::: Source material

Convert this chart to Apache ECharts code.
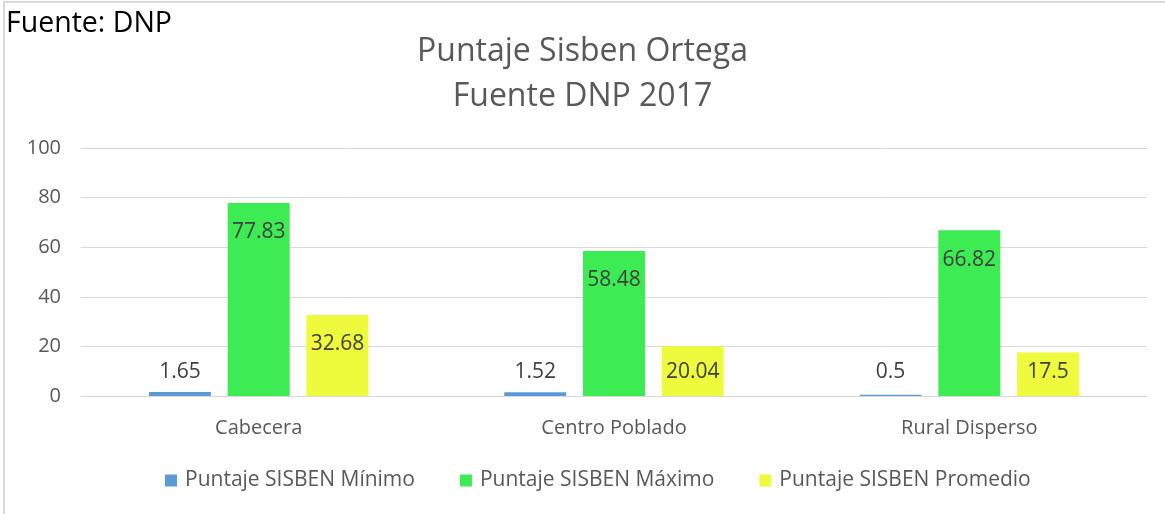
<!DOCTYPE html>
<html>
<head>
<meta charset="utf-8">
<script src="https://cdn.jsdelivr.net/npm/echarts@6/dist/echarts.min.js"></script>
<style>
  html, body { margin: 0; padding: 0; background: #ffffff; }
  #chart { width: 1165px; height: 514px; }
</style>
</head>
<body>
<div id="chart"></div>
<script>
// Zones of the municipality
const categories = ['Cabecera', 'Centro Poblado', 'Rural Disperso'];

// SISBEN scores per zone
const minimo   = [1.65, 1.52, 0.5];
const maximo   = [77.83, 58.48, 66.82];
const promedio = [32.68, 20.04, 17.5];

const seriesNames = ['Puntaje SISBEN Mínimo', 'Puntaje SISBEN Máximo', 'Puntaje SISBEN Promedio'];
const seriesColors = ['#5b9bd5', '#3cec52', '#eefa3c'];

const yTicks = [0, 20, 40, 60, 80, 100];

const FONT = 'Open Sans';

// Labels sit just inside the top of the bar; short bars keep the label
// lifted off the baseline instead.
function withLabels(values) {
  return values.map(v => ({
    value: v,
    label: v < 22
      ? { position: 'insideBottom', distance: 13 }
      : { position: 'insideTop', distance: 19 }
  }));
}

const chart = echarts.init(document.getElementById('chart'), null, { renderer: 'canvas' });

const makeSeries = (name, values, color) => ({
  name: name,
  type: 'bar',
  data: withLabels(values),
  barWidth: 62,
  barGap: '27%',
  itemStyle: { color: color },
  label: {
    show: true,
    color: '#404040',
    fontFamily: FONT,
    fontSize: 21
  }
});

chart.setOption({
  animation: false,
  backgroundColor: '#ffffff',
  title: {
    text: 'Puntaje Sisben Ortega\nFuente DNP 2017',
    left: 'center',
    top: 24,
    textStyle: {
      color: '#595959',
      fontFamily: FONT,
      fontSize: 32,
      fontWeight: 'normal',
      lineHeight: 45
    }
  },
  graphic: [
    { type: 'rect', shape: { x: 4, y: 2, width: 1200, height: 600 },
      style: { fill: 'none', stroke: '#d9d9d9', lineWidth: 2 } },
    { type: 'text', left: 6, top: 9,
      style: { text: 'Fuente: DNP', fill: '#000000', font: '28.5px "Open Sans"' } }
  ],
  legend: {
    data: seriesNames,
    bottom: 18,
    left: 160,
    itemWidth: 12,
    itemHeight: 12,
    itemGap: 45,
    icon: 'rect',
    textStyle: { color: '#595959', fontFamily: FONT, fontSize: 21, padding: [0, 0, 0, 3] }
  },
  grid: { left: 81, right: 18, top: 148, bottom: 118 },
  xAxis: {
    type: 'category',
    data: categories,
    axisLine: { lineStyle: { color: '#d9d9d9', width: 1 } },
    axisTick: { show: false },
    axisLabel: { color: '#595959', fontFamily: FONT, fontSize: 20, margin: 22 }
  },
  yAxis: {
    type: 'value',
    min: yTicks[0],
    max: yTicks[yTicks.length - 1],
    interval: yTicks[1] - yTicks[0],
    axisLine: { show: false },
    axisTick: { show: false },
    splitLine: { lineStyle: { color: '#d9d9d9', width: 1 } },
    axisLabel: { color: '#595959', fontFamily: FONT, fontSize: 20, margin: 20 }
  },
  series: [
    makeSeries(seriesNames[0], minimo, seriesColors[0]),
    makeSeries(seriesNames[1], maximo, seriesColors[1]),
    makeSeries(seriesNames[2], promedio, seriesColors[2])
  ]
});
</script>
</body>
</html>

::::::

Problem details -
Restate only the lines running from the start of the material above through the line containing "const categories = ['Cabecera', 'Centro", ends included. No pictures.

Exercise answer -
Convert this chart to Apache ECharts code.
<!DOCTYPE html>
<html>
<head>
<meta charset="utf-8">
<script src="https://cdn.jsdelivr.net/npm/echarts@6/dist/echarts.min.js"></script>
<style>
  html, body { margin: 0; padding: 0; background: #ffffff; }
  #chart { width: 1165px; height: 514px; }
</style>
</head>
<body>
<div id="chart"></div>
<script>
// Zones of the municipality
const categories = ['Cabecera', 'Centro Poblado', 'Rural Disperso'];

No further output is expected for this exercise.